Private equity companies, also including Bain Capital, founded by Mitt Romney, the 2012 Republican nominee for president; Kohlberg Kravis Roberts (NYSE:KKR), which managed the 1988 takeover of RJR Nabisco for the then-record $25.1 billion; Blackrock Partners (NYSE:BX) and TPG Group, among others, have billions available for deals.
They also are looking for fee-based income. LBO activity fell to only $100 billion in 2012, compared with $410 billion in 2006, estimates Dealogic, a private research firm.
As well, interest rates now remain low, so that a well-managed company could try a buyout, then tap markets cheaply for loans.

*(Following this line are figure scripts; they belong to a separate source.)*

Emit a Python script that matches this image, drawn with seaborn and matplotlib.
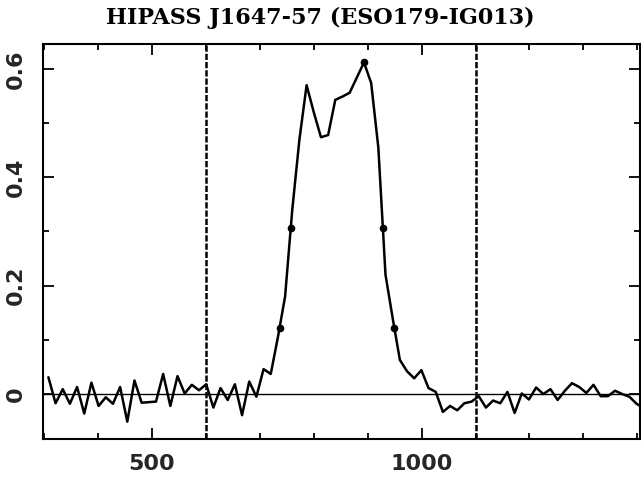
"""
HIPASS spectrum of J1647-57 (ESO179-IG013)
"""

import matplotlib
matplotlib.use('Agg')
import matplotlib.pyplot as plt
from matplotlib.ticker import MultipleLocator, FixedLocator, FixedFormatter
import seaborn as sns
import numpy as np
import pandas as pd

# Données
title = 'HIPASS J1647-57 (ESO179-IG013)'
v_start = 308.0       # km/s, premier canal
v_step = 13.3         # km/s, largeur de canal
flux = [
    0.031, -0.017, 0.009, -0.018, 0.013, -0.036, 0.021, -0.022, -0.006, -0.018,
    0.013, -0.051, 0.025, -0.016, -0.015, -0.014, 0.037, -0.022, 0.033, 0.001,
    0.017, 0.007, 0.018, -0.025, 0.011, -0.011, 0.018, -0.039, 0.023, -0.005,
    0.046, 0.037, 0.105, 0.180, 0.340, 0.470, 0.570, 0.520, 0.474, 0.478,
    0.543, 0.549, 0.556, 0.584, 0.612, 0.574, 0.455, 0.220, 0.140, 0.063,
    0.042, 0.029, 0.044, 0.011, 0.004, -0.033, -0.022, -0.030, -0.017, -0.014,
    -0.004, -0.025, -0.012, -0.017, 0.004, -0.035, 0.001, -0.010, 0.012, 0.000,
    0.009, -0.011, 0.006, 0.020, 0.013, 0.002, 0.017, -0.004, -0.004, 0.006,
    0.000, -0.005, -0.018, -0.026,
]
window = [600, 1100]          # limites de la fenêtre d'intégration
width_levels = [0.2, 0.5]     # niveaux W20 / W50 (fraction du pic)
xlim = (298, 1405)
ylim = (-0.083, 0.646)
xticks = [500, 1000]
xtick_labels = ['500', '1000']
yticks = [0, 0.2, 0.4, 0.6]
ytick_labels = ['0', '0.2', '0.4', '0.6']

velocity = v_start + v_step * np.arange(len(flux))
df = pd.DataFrame({'velocity': velocity, 'flux': flux})

# Points des largeurs W20 / W50 et du pic
f = df['flux'].to_numpy()
v = df['velocity'].to_numpy()
ipk = int(np.argmax(f))
peak = f[ipk]
mark_v, mark_f = [v[ipk]], [peak]
for lev in width_levels:
    level = lev * peak
    il = ipk
    while f[il - 1] > level:
        il -= 1
    mark_v.append(np.interp(level, [f[il - 1], f[il]], [v[il - 1], v[il]]))
    mark_f.append(level)
    ir = ipk
    while f[ir + 1] > level:
        ir += 1
    mark_v.append(np.interp(level, [f[ir + 1], f[ir]], [v[ir + 1], v[ir]]))
    mark_f.append(level)

# Style
sns.set_theme(style='ticks')
plt.rcParams['font.family'] = ['DejaVu Sans']

fig = plt.figure(figsize=(6.41, 4.79), dpi=100)
ax = fig.add_axes([43 / 641, 40 / 479, 597 / 641, 395 / 479])

ax.axhline(0, color='black', linewidth=1.0, zorder=1)
for w in window:
    ax.axvline(w, color='black', linewidth=1.8, linestyle=(0, (2.5, 0.8)), zorder=2)

sns.lineplot(data=df, x='velocity', y='flux', color='black', linewidth=1.8,
             sort=False, estimator=None, ax=ax, zorder=3)
ax.plot(mark_v, mark_f, 'o', color='black', markersize=4.5, zorder=4)

ax.set_xlim(*xlim)
ax.set_ylim(*ylim)
ax.set_xlabel('')
ax.set_ylabel('')

ax.xaxis.set_major_locator(FixedLocator(xticks))
ax.xaxis.set_major_formatter(FixedFormatter(xtick_labels))
ax.xaxis.set_minor_locator(MultipleLocator(100))
ax.yaxis.set_major_locator(FixedLocator(yticks))
ax.yaxis.set_major_formatter(FixedFormatter(ytick_labels))
ax.yaxis.set_minor_locator(MultipleLocator(0.1))

ax.tick_params(which='both', direction='in', top=True, right=True,
               color='black', width=1.3)
ax.tick_params(which='major', length=8)
ax.tick_params(which='minor', length=4)
ax.tick_params(axis='x', which='major', labelsize=16, pad=11)
ax.tick_params(axis='y', which='major', labelsize=16, pad=12)
plt.setp(ax.get_yticklabels(), rotation=90, va='center')
plt.setp(ax.get_xticklabels() + ax.get_yticklabels(), fontweight='bold')

for s in ax.spines.values():
    s.set_linewidth(1.5)
    s.set_color('black')

fig.text(320 / 641, 1 - 18 / 479, title, ha='center', va='center',
         fontsize=16, fontweight='bold', family=['DejaVu Serif'], color='black')

plt.savefig('out.png', dpi=100, facecolor='white')
plt.close()
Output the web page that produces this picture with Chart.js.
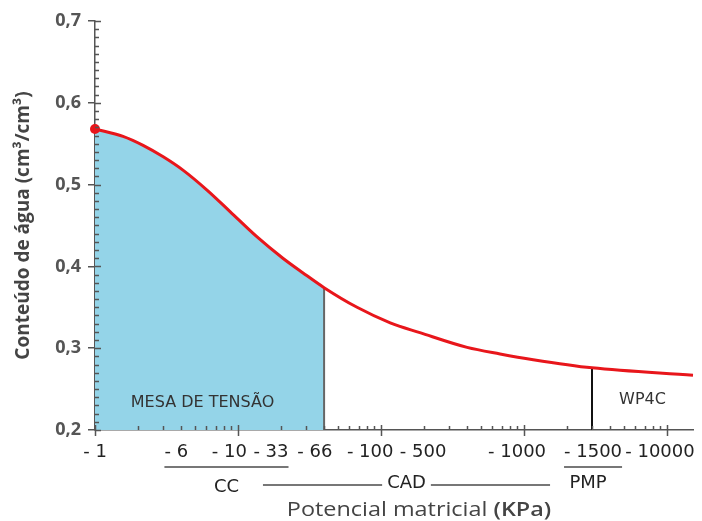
<!DOCTYPE html>
<html>
<head>
<meta charset="utf-8">
<title>Curva de retenção</title>
<script src="https://cdn.jsdelivr.net/npm/chart.js@4.4.1/dist/chart.umd.min.js"></script>
<style>
  body { margin: 0; background: #fff; }
  #grafico { display: block; }
</style>
</head>
<body>
<canvas id="grafico" width="702" height="521"></canvas>
<script>
// curva de retenção
const potencial = [1, 1.57, 2.17, 3, 4.1, 6.1, 8.8, 13.6, 20.6, 28.5, 40, 68, 116, 187, 400, 680, 1160, 2990, 15200];
const umidade = [0.568, 0.559, 0.548, 0.534, 0.518, 0.493, 0.467, 0.436, 0.410, 0.392, 0.374, 0.350, 0.331, 0.319, 0.301, 0.293, 0.286, 0.276, 0.267];

// limites das faixas de medida
const limiteMesa = 40;
const limiteWP4C = 2990;

// rótulos do eixo x e onde eles ficam no eixo
const rotulosX = ['- 1', '- 6', '- 10', '- 33', '- 66', '- 100', '- 500', '- 1000', '- 1500', '- 10000'];
const posRotulosX = [1, 3.7, 8.7, 17, 34.5, 84, 197, 894, 3040, 8930];
const yTicks = [0.2, 0.3, 0.4, 0.5, 0.6, 0.7];

const fonteX = '18px "DejaVu Sans"';
const corEixo = '#555';

const pontos = potencial.map((p, i) => ({ x: p, y: umidade[i] }));
const pontosMesa = pontos.filter(p => p.x <= limiteMesa);
const yMesa = umidade[potencial.indexOf(limiteMesa)];
const yWP4C = umidade[potencial.indexOf(limiteWP4C)];

//desenha marcas menores, textos e faixas CC / CAD / PMP
const extras = {
    id: 'extras',
    afterDatasetsDraw(chart) {
        const { ctx, chartArea: a, scales: { x, y } } = chart;
        ctx.save();
        ctx.strokeStyle = corEixo;
        ctx.lineWidth = 1.5;
        ctx.beginPath();
        for (let i = 0; i <= 50; i++) {
            const py = Math.round(y.getPixelForValue(yTicks[0] + i * 0.01)) + 0.5;
            const len = i % 10 === 0 ? 6 : 4;
            ctx.moveTo(a.left, py);
            ctx.lineTo(a.left + len, py);
        }
        for (let k = 0; k <= 4; k++) {
            for (let m = 1; m <= 9; m++) {
                const v = m * Math.pow(10, k);
                if (v > x.max) break;
                const px = Math.round(x.getPixelForValue(v)) + 0.5;
                if (m === 1) {
                    ctx.moveTo(px, a.bottom - 5);
                    ctx.lineTo(px, a.bottom + 6);
                } else {
                    ctx.moveTo(px, a.bottom - 4);
                    ctx.lineTo(px, a.bottom);
                }
            }
        }
        ctx.stroke();

        // textos das regiões
        ctx.fillStyle = '#333';
        ctx.textAlign = 'center';
        ctx.textBaseline = 'middle';
        ctx.font = '16px "DejaVu Sans"';
        const xMesa = x.getPixelForValue(limiteMesa);
        ctx.fillText('MESA DE TENSÃO', (a.left + xMesa) / 2 - 7, a.bottom - 27);
        const xW = x.getPixelForValue(limiteWP4C);
        ctx.font = '16px "DejaVu Sans"';
        ctx.fillText('WP4C', (xW + a.right) / 2, a.bottom - 30);

        // faixas abaixo dos rótulos
        ctx.font = fonteX;
        const esq = i => x.getPixelForValue(posRotulosX[i]) - ctx.measureText(rotulosX[i]).width / 2;
        const dir = i => x.getPixelForValue(posRotulosX[i]) + ctx.measureText(rotulosX[i]).width / 2;
        ctx.strokeStyle = '#777';
        ctx.lineWidth = 2;
        ctx.fillStyle = '#222';

        // CC
        const cc0 = esq(1), cc1 = dir(3);
        ctx.beginPath();
        ctx.moveTo(cc0, a.bottom + 37);
        ctx.lineTo(cc1, a.bottom + 37);
        ctx.stroke();
        ctx.fillText('CC', (cc0 + cc1) / 2, a.bottom + 57);

        // CAD
        const cad0 = x.getPixelForValue(posRotulosX[3]) - 8, cad1 = dir(7) + 4;
        const cadMeio = (cad0 + cad1) / 2;
        const wCad = ctx.measureText('CAD').width / 2 + 5;
        ctx.beginPath();
        ctx.moveTo(cad0, a.bottom + 55);
        ctx.lineTo(cadMeio - wCad, a.bottom + 55);
        ctx.moveTo(cadMeio + wCad, a.bottom + 55);
        ctx.lineTo(cad1, a.bottom + 55);
        ctx.stroke();
        ctx.fillText('CAD', cadMeio, a.bottom + 53);

        // PMP
        const p0 = esq(8), p1 = dir(8);
        ctx.beginPath();
        ctx.moveTo(p0, a.bottom + 37);
        ctx.lineTo(p1, a.bottom + 37);
        ctx.stroke();
        ctx.fillText('PMP', (p0 + p1) / 2 - 5, a.bottom + 53);

        // título do eixo x (um pouco esticado na horizontal, como no original)
        const t1 = 'Potencial matricial ';
        const t2 = '(KPa)';
        const esticar = 1.17;
        ctx.textBaseline = 'alphabetic';
        ctx.textAlign = 'left';
        ctx.fillStyle = '#444';
        ctx.font = '20px "Open Sans"';
        const w1 = ctx.measureText(t1).width;
        ctx.font = '600 20px "Open Sans"';
        const w2 = ctx.measureText(t2).width;
        const centro = (a.left + a.right) / 2 + 25;
        ctx.translate(centro - (w1 + w2) * esticar / 2, 516);
        ctx.scale(esticar, 1);
        ctx.font = '20px "Open Sans"';
        ctx.fillText(t1, 0, 0);
        ctx.font = '600 20px "Open Sans"';
        ctx.fillText(t2, w1, 0);
        ctx.restore();
    }
};

const ctx = document.getElementById('grafico').getContext('2d');
const grafico = new Chart(ctx, {
    type: 'line',
    data: {
        datasets: [{
            label: 'Curva',
            data: pontos,
            borderColor: '#e8161b',
            borderWidth: 3,
            pointRadius: c => c.dataIndex === 0 ? 5 : 0,
            pointBackgroundColor: '#e8161b',
            pointBorderWidth: 0,
            cubicInterpolationMode: 'monotone',
            fill: false,
            clip: false,
            order: 0
        },
        {
            label: 'Limite mesa',
            data: [{ x: limiteMesa, y: yTicks[0] }, { x: limiteMesa, y: yMesa }],
            borderColor: '#666',
            borderWidth: 2,
            pointRadius: 0,
            fill: false,
            order: 1
        },
        {
            label: 'Limite WP4C',
            data: [{ x: limiteWP4C, y: yTicks[0] }, { x: limiteWP4C, y: yWP4C }],
            borderColor: '#111',
            borderWidth: 2,
            pointRadius: 0,
            fill: false,
            order: 1
        },
        {
            label: 'Mesa de tensão',
            data: pontosMesa,
            borderWidth: 0,
            pointRadius: 0,
            backgroundColor: 'rgb(148, 212, 232)',
            cubicInterpolationMode: 'monotone',
            fill: 'start',
            order: 2
        }]
    },
    options: {
        responsive: false,
        animation: false,
        layout: { padding: { top: 21, right: 9, left: 0, bottom: 0 } },
        plugins: {
            legend: { display: false },
            tooltip: { enabled: false }
        },
        scales: {
            x: {
                type: 'logarithmic',
                min: 1,
                max: 15200,
                afterBuildTicks: s => { s.ticks = posRotulosX.map(v => ({ value: v })); },
                afterFit: s => { s.height = 91; },
                grid: { display: false },
                border: { color: corEixo, width: 1.5 },
                ticks: {
                    autoSkip: false,
                    maxRotation: 0,
                    padding: 4,
                    color: '#222',
                    font: { family: 'DejaVu Sans', size: 18 },
                    callback: (v, i) => rotulosX[i]
                }
            },
            y: {
                min: yTicks[0],
                max: yTicks[yTicks.length - 1],
                afterBuildTicks: s => { s.ticks = yTicks.map(v => ({ value: v })); },
                afterFit: s => { s.width = 95; },
                grid: { drawOnChartArea: false, tickLength: 7, color: corEixo, lineWidth: 1.5 },
                border: { color: corEixo, width: 1.5 },
                ticks: {
                    padding: 7,
                    color: '#555',
                    font: { family: 'Open Sans', size: 18, weight: 'bold' },
                    callback: v => v.toFixed(1).replace('.', ',')
                },
                title: {
                    display: true,
                    text: 'Conteúdo de água (cm³/cm³)',
                    color: '#444',
                    font: { family: 'Open Sans', size: 19, weight: 'bold' },
                    padding: { top: 12, bottom: 0 }
                }
            }
        }
    },
    plugins: [extras]
});
</script>
</body>
</html>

Last May, Quest Software, of Aliso Viejo, Calif., decided on a $2 billion LBO to be managed by Insight Venture Partners before Dell swooped in to offer $2.4 billion and acquire the company. So just by announcing a buyout, a company like Dell, which has a provision allowing for a better offer to emerge within 45 days, could be acquired, but only by parties willing to spend more than $24.4 billion.
Dell already has a $2 billion commitment from Microsoft Corp. (NASDAQ:MSFT), the No. 1 software company, for its LBO, so it would be hard to imagine another party challenging it, at least without partners.
Going forward, the signs for an LBO are clear: a company’s declining share price, proven management and a desire to change. Wall Street and P/E sales people know how to ring CEO doorbells.
Shares of Dell rose a dime to $13.52, 13 cents below the LBO price, in Wednesday trading.